The workforce was opening more for women in the 80’s, and women’s fashion reacted to feminism leaning away from feminine styles to adopting more masculine dress. Donna Karan’s introductory independent collection in 1985 showed off the benefits of simple pieces working together in her concept “Seven Easy Pieces.” The show, with models wearing bodysuits and tights then adding a versatile skirt, loose pants, trousers, a tailored jacket, a cashmere sweater, and a white shirt, resonated with women. Men had their uniform in the workplace, which took little planning to arrange in the morning, and women sought something of equal ease for themselves.

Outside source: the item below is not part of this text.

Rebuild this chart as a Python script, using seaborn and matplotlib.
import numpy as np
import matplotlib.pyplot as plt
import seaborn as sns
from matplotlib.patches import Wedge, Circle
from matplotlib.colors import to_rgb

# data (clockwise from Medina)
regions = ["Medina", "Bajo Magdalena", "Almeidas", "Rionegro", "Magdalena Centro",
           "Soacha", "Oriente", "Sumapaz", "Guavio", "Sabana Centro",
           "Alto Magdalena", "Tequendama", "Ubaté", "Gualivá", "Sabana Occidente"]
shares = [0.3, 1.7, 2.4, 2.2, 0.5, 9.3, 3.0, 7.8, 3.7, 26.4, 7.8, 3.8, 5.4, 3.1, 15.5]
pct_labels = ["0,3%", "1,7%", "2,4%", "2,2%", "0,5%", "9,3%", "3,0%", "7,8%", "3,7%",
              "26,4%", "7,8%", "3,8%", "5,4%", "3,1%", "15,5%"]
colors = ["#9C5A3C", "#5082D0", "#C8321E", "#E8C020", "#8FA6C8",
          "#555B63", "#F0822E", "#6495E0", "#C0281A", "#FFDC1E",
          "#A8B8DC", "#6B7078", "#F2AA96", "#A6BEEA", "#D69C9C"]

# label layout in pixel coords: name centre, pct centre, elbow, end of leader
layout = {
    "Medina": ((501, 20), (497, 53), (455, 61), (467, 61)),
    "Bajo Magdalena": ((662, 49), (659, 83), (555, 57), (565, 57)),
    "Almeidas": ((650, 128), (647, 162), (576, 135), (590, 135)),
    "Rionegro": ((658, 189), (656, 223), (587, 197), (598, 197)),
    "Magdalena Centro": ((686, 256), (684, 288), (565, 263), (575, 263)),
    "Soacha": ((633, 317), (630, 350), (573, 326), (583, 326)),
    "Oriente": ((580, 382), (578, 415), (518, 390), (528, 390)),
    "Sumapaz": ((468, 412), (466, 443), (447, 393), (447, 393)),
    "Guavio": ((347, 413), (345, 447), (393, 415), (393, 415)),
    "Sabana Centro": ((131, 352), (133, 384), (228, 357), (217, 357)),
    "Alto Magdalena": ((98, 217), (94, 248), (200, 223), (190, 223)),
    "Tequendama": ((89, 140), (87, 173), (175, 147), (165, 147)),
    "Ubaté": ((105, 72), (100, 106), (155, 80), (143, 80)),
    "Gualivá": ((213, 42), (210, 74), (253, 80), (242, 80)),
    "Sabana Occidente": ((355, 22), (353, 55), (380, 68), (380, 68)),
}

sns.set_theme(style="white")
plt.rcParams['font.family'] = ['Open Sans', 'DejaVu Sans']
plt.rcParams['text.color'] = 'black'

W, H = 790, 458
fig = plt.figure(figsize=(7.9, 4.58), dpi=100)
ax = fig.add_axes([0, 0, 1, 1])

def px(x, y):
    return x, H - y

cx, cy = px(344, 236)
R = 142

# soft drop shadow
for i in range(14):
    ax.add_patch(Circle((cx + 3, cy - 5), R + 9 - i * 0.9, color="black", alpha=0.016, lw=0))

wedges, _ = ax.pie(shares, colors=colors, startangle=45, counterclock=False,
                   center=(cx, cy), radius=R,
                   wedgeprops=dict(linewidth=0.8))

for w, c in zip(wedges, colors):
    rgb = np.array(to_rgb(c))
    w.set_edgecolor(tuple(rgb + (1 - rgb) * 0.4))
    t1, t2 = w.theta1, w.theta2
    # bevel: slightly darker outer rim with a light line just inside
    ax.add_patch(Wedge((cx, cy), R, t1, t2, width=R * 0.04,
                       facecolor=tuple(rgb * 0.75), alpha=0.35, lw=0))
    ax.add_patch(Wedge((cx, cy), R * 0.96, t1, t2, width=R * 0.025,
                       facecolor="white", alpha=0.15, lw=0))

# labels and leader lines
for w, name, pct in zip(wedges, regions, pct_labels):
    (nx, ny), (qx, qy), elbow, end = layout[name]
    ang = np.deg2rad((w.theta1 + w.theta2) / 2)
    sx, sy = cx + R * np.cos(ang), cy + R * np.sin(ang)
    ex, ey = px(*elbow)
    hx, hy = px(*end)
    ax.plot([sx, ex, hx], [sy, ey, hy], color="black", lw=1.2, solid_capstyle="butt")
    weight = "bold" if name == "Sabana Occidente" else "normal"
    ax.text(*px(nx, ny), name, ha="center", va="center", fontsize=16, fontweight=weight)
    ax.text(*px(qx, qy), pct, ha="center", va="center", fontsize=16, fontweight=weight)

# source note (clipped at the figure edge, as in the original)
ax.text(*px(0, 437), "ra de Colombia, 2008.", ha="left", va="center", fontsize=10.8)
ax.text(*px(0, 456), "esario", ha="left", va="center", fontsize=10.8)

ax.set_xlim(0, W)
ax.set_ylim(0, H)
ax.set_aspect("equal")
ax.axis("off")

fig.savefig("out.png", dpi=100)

In the 90’s, fashion shifted from the the 80’s work uniform back towards more gender-specific trends, but more influential than designers on buying trends were new quick response practices of cheaper clothing manufacturers. Buying new clothes became a cheap, easy habit for many women and a growing number of men – though the clothing isn’t fully used up, society’s actions towards purchased clothing is currently described as consumption because of the frequent practice of purchasing something new and tossing out something used a few times. The top five selling apparel brands in 2016 sold over 100 billions dollars in product between them, according to Forbes. The number floating around as an estimate of textile waste generated in the US is above 10 million tons a year.
After a few decades of increasing consumption of fashion trends buyers have noticed the decreasing quality in clothing articles they purchase, and also the lack of care in sizing and fit that lead to unflattering outfits and subsequently more shopping. In their rush to get out fashion products quickly and cheaply, cheap clothing brands have sacrificed the quality elements of style, trusting consumers to just purchase something else from them if a different purchase is not satisfactory. This current environment – one of illogical waste and excess – is where we find the rebirth of capsule wardrobes gaining momentum.

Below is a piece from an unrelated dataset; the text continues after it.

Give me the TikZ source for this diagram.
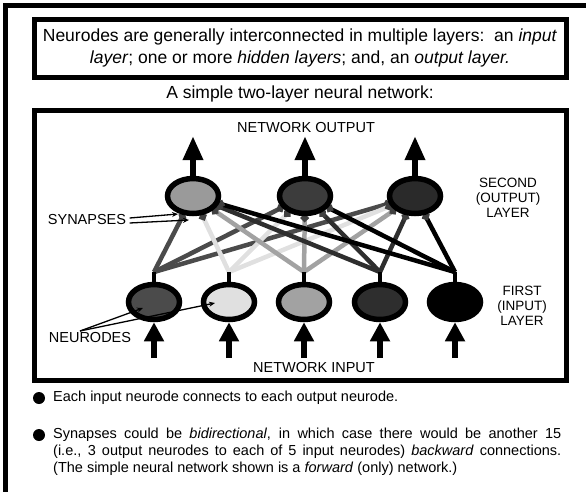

The capsule wardrobe idea – curating a set of flexible, compatible, quality basics with varying seasonal additions – is extremely trendy right now. There are capsule wardrobe designers whose remote services you can buy, and many a blog post with image examples of capsule wardrobes for women and men. Individuals are attracted to easier outfit selections, less wardrobe turnover, and longer lasting clothes that fit well. This trend allows us to save money, get ready faster in the morning, be less wasteful… what’s not to love?
The side effects of a capsule wardrobe come from a combination of less stress, more time, and more money. With less worrying about what to wear, we experience less stress and free up our minds for more important thoughts. With more time we can make better breakfasts in the morning before work, do some sun salutations, sleep in a little longer, or something else that is healthier or contributes to our happiness. When we are spending less money on fast fashion fixes we can put away more into savings, spend our money in other enjoyable ways, or just NOT go into debt with retail store credit cards. After a capsule wardrobe works its magic, the upsides are whatever you want them to be.
My own experience with a capsule wardrobe is that of a nursing mother whose clothing needs to be soft on newborn skin but strong enough for frequent washing and drying. My clothes needed to be comfortable, but also flattering to boost my self-esteem with my new “mom-bod.” Getting rid of items that didn’t serve me and my future wasn’t easy, but it was like ripping off a bandaid and the end result was a simple collection of everything I needed, easily accessible. Four months in – I’ve realized a few holes in my wardrobe and sought out quality pieces to purchase and add. I wear everything I own, and the things I’ve realized I don’t like have gotten traded or sold to clothing exchanges. When I need to go out of the house with my infant I can grab any combination of items from my closet and they go together. I know they will survive any mishap, I know I can easily adjust my clothing to feed him, and I know I look good.